I live in a small city (1 million population) in a fairly developed country (japan) but not a single decent pc store to be found here. Graphics cards are at least 50% more expensive than in US/European shops if you can find something you want.
So for me being able to just look for what I need on ebay without having to deal with sales people in a shop that try to sell you a PXI express card when you ask for AGP is perfect for me.
Of course buying something on ebay is always a risk and it is a fact that ebay will do nothing (except to ignore you) when you have a problem.

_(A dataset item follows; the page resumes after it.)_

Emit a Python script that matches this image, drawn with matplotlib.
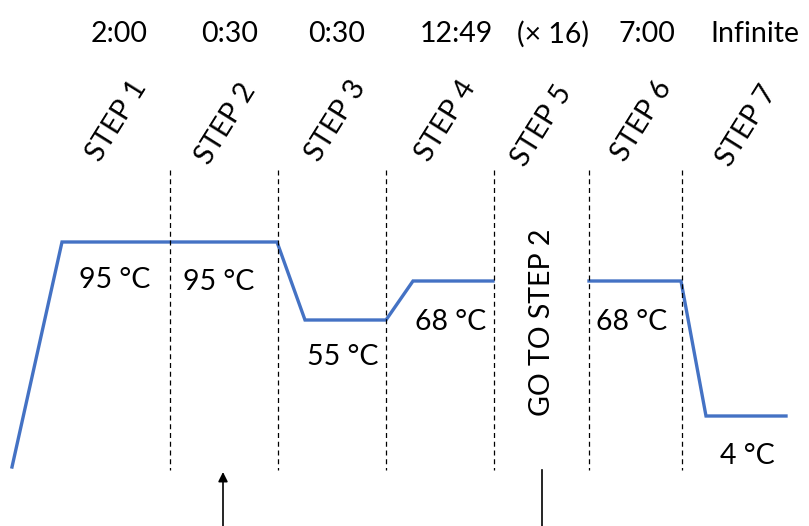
import matplotlib
matplotlib.use("Agg")
import matplotlib.pyplot as plt

# ---- data (schematic units) ----
step_names = ["STEP 1", "STEP 2", "STEP 3", "STEP 4", "STEP 5", "STEP 6", "STEP 7"]
durations = ["2:00", "0:30", "0:30", "12:49", "(× 16)", "7:00", "Infinite"]
duration_x = [119, 230, 337, 456, 553, 647, 755]
step_label_x = [117, 226, 336, 446, 542, 642, 747]
step_label_y = [121, 124, 121, 121, 126, 121, 126]
boundaries = [170, 278, 386, 494, 589, 682]

# temperature profile (two pieces, separated by the GO TO STEP 2 column)
profile1_x = [12, 62, 277, 305, 386, 413, 493]
profile1_y = [467, 242, 242, 320, 320, 281, 281]
profile2_x = [589, 681, 706, 786]
profile2_y = [281, 281, 416, 416]

temp_labels = ["95 °C", "95 °C", "55 °C", "68 °C", "68 °C", "4 °C"]
temp_label_x = [115, 219, 343, 451, 632, 747]
temp_label_y = [280, 282, 357, 322, 322, 456]

FONT = ["Lato", "DejaVu Sans"]
FS = 20.5

fig = plt.figure(figsize=(8.09, 5.26), dpi=100)
ax = fig.add_axes([0, 0, 1, 1])
ax.set_xlim(0, 809)
ax.set_ylim(526, 0)
ax.axis("off")

blue = "#4472C4"
ax.plot(profile1_x, profile1_y, color=blue, lw=2.4, solid_joinstyle="miter")
ax.plot(profile2_x, profile2_y, color=blue, lw=2.4, solid_joinstyle="miter")

for b in boundaries:
    ax.plot([b, b], [170, 470], color="black", lw=0.9, ls=(0, (4, 3)))

for x, d in zip(duration_x, durations):
    ax.text(x, 34, d, ha="center", va="center", fontsize=FS, family=FONT)

for x, y, s in zip(step_label_x, step_label_y, step_names):
    ax.text(x, y, s, ha="center", va="center", rotation=58,
            fontsize=FS, family=FONT, rotation_mode="anchor")

for x, y, t in zip(temp_label_x, temp_label_y, temp_labels):
    ax.text(x, y, t, ha="center", va="center", fontsize=FS, family=FONT)

ax.text(542, 322, "GO TO STEP 2", ha="center", va="center", rotation=90,
        fontsize=FS, family=FONT)

ax.annotate("", xy=(223, 472), xytext=(223, 526),
            arrowprops=dict(arrowstyle="-|>", color="black", lw=1.2,
                            mutation_scale=14, shrinkA=0, shrinkB=0))
ax.plot([542, 542], [470, 526], color="black", lw=1.2)

fig.savefig("out.png", dpi=100)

Got something too bulky / too heavy to post? Don't want to risk possible damage in transit? Well then, go to eBay, and be mindful of the following:
1) You must offer PayPal (which is owned by eBay.) No ifs. No buts. That way, eBay can rip you off for the listing fee and for the sales commission, and eBay-owned PayPal can then rip you off for the commission charged on the compulsory credit transaction.
2) You must not ask for payment in cash on collection. Your listing will be banned by eBay.
3) You must have proof of posting of any item to the buyer's PayPal verified address otherwise PayPal won't cover you in the event of a fraudulent charge-back.
4) So you refrain from asking for cash, you agree to let your buyer pay via PayPal, your item is taken away, eBay hits you with listing fee + sales commission, PayPal hits you with transaction commission, your buyer claims the item was never received, you have no proof of postage because the item was collected, PayPal immediately refunds the buyer and you've just lost not only your property but the money that was 'paid' for it.
Question: how do you sell something without being left open to paying out large sums to a tacky American conglomerate and being defrauded as well?
Answer: keep well clear of eBay, the online auction site for eMorons everywhere.
It shouldn't even be allowed to operate in the UK considering the illegality of its unfair terms and conditions (as per above.)